▶ _Records shown_:
_ _ _
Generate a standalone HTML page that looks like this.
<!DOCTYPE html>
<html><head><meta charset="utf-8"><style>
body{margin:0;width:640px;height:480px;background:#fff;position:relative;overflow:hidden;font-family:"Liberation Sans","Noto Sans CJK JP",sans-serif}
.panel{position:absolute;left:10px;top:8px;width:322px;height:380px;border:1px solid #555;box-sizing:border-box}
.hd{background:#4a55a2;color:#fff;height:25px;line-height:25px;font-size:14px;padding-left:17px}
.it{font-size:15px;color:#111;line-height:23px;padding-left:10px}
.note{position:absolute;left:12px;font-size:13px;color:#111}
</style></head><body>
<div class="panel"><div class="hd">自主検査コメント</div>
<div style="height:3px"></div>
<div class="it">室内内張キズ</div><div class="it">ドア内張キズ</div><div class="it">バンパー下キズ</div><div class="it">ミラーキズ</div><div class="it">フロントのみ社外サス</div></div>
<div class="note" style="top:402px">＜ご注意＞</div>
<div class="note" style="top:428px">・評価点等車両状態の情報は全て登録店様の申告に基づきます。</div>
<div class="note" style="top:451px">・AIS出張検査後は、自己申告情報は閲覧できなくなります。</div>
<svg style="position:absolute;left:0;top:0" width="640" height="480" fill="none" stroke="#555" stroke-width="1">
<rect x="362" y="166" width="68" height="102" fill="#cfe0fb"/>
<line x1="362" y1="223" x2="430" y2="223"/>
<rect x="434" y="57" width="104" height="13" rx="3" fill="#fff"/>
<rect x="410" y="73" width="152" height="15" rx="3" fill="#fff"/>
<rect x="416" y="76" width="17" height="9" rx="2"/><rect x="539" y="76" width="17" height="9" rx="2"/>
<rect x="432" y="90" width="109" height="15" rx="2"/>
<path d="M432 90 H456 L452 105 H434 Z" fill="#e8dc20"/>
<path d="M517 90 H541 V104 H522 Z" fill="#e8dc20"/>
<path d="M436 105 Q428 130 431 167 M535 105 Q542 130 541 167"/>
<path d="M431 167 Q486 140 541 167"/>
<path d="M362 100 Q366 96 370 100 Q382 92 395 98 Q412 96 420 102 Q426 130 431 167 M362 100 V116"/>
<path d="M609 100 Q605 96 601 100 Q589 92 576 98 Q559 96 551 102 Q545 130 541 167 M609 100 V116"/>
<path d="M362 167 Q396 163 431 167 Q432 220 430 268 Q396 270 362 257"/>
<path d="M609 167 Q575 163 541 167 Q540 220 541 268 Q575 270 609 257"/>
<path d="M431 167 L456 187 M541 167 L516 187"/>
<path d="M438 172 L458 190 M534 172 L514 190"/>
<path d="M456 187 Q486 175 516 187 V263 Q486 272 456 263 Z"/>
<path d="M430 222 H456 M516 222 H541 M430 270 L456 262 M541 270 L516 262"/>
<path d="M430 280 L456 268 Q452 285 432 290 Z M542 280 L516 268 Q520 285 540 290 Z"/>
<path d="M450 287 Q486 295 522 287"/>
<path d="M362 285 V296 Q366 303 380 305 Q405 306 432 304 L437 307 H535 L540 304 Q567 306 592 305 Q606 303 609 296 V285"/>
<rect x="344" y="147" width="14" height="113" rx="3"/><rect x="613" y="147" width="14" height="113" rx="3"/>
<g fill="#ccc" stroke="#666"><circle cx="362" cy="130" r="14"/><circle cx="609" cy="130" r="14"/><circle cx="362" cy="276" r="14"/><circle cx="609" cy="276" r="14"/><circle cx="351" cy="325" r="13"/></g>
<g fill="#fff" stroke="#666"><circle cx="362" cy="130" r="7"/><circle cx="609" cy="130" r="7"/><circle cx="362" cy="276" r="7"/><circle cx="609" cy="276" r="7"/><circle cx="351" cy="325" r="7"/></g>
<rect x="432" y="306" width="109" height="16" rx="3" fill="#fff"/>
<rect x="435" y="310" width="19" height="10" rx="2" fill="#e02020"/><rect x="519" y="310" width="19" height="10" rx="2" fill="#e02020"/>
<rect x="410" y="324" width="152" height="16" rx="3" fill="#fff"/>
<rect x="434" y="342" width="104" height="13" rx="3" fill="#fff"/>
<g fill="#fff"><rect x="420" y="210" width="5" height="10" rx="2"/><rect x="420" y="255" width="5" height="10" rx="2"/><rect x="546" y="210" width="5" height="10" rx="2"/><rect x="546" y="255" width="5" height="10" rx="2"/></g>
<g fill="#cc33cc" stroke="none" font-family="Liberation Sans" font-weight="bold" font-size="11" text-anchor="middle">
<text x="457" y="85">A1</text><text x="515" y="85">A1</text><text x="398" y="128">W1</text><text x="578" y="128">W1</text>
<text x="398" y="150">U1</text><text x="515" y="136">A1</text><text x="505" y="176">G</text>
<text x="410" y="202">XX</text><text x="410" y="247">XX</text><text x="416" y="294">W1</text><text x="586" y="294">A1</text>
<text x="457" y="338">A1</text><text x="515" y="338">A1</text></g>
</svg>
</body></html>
_ _ _
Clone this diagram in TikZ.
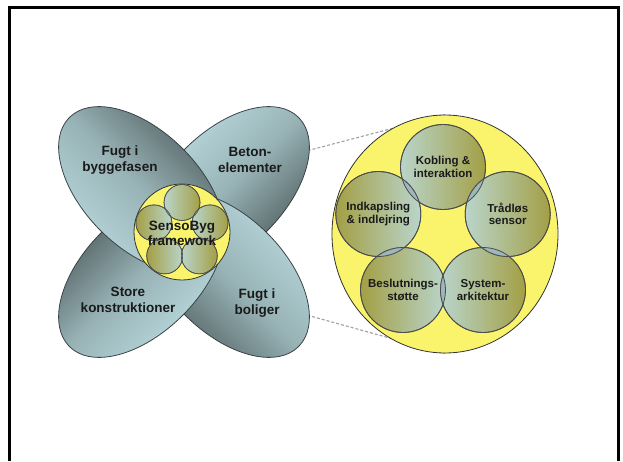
_ _ _
▶ _Exercise prompt_: Count up the lines in the listing that hold the word "this", and give that number only.

▶ _The reply_: 2